The instructor ties the example just done back to the diagram on slide 5.

At 28:20, he asks, " I claim that one of these gives us the optimal length of the string. Why?" A student responds, "You've considered all possible ways to break up B." So this tells us: the length of the LCS, and where to split B to find the LCS.

j is the index where we can split B such that computing LCS(a1...am/2, b1...bj) and LCS(am/2+1...m, bj+1...bn) gives the LCS(A, B).

The instructor says that the key to understanding the algorithm is understanding the recursion picture.

At 33:39, the instructor asks, "Is it clear what the algorithm is?" There is no response.

At 33:50, the instructor asks, "What is the space of this algorithm?" A student responds, "You need to maintain the table from a couple of slides ago(slide 13)"

The instructor makes the point that the size of the tables is O(n).

The instructor then begins discussing runtime, and says that it's surprising that the runtime of the algorithm is O(nm).

At 36:56, he asks, "How do we solve this type of recurrence?" There is no response.

At 37:30, he asks, "Any approaches to solving this recurrence?" A student responds, "If we knew the worst-case j, we could use that." The instructor says that that is an excellent point, but that isn't how we will do this recurrence.

At 39:18, he asks "Any other approaches?" There is no response. The instructor says that one approach is unrolling, but we won't use that here. The other approach is guess and verify, which is what we will use here. We will prove it by induction.

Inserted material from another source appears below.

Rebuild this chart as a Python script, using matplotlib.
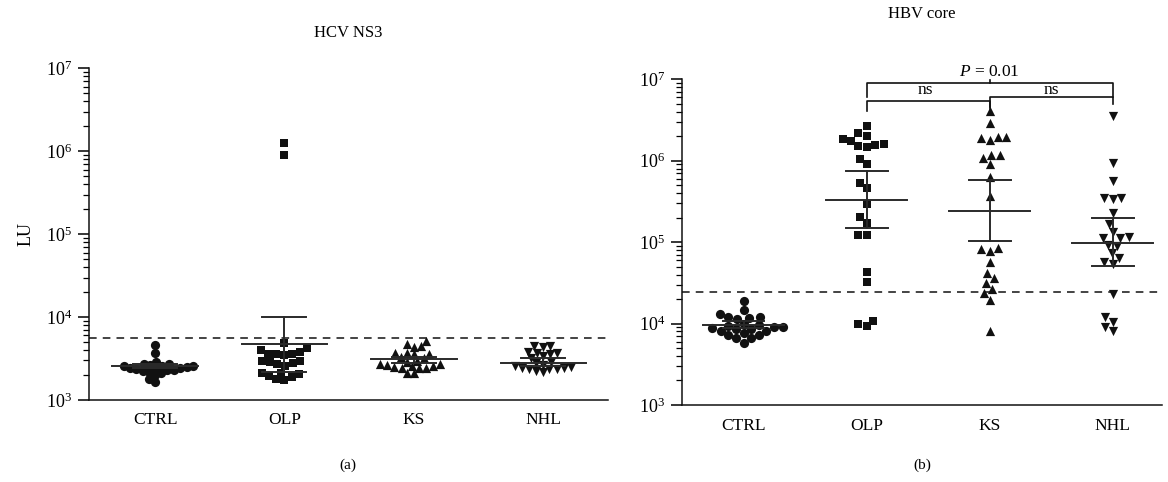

Here the instructor does the inductive proof.

At 42:18, the instructor asks, "What do we get by applying the Induction Hypothesis?" The student response is hard to hear but the instructor writes it down.

At 43:39, the instructor says that the key is that the j terms cancel out. The reason is that the amount of work we do doesn't depend upon j. That is, the amount of work is the same for every j. He then goes to the whiteboard to explain this. The key point is that at every step the amount of work decreases by 1/2

This slide was not actually in the lecture, but provides a good summary.